Beide systemen zullen in de toekomst problemen krijgen om het groeiend aantal ouderen financieel te ondersteunen. Het systeem in de Federatie zal naar verwachting resulteren in een steeds lagere uitkering voor ouderen. In Republika Srpska zal een steeds grotere regeringsbijdrage nodig zijn om een dergelijke daling te voorkomen. De toekomst van de ouderen ziet er in beide gevallen niet goed uit. Met een huidig gemiddelde van 180 euro per maand voor heel Bosnië-Herzegovina hebben veel ouderen nu al de grootste moeite om de eindjes aan elkaar te knopen.

Een uit 2007 stammend rapport van de Wereldbank pleit voor snelle maatregelen, zoals de harmonisatie van beide systemen tot één gezamenlijk stelsel. Ook stelt het rapport dat de pensioensgerechtigde leeftijd in de Republika Srpska verhoogd moeten worden naar 65 jaar voor zowel mannen als vrouwen. Het nieuwe systeem zal echter ook een soort van minimumpensioen moeten garanderen. Anders zal de armoedegrens voor veel ouderen nog altijd in zicht blijven.

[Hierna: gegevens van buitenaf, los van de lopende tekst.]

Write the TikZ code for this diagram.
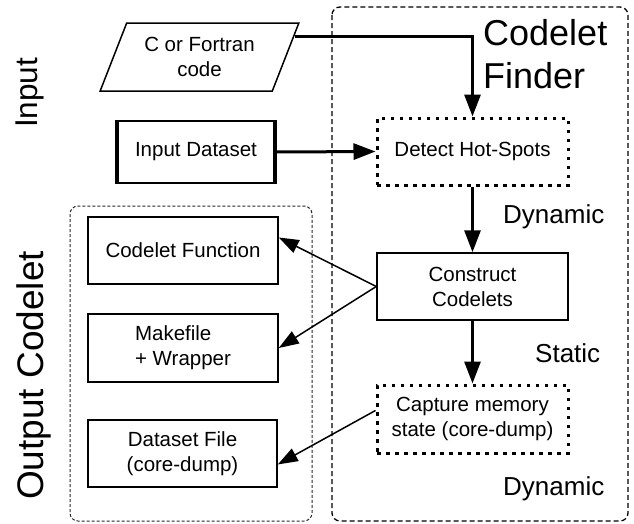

Een van de grootste problemen voor de bekostiging van de vergrijzing in Bosnië-Herzegovina is de hoge werkloosheid. Deze wordt geschat op 45 procent. Veel Bosniërs, zo'n 20 tot 30 procent van de beroepsbevolking gaat, werken echter in de grijze sector. Hoewel het daadwerkelijke werkloosheidscijfer hierdoor daalt, zal dit voor de bekostiging van de vergrijzing weinig uitmaken. Wie werkzaam is in het grijze circuit betaalt immers geen pensioenspremies.

Of de werkloosheid in de toekomst zal dalen is vooralsnog de vraag. Bedrijven zijn nog altijd niet happig om in Bosnië-Herzegovina te investeren. Het valt dan ook niet te verwachten dat op korte termijn de pensioenbijdrage van de arbeiders zal toenemen.

Bosnië-Herzegovina zal de komende jaren vaart moeten gaan maken met maatregelen die de vergrijzing het hoofd kan bieden. Het harmoniseren en implementeren van regelgeving is echter niet iets waar Bosnië-Herzegovina om bekend staan. Voor de ouderen van nu zal het moeilijk blijven om rond te komen. Voor wie nu werkzaam is in het grijze circuit, geldt dat er zelf een appeltje voor de dorst gespaard moet worden.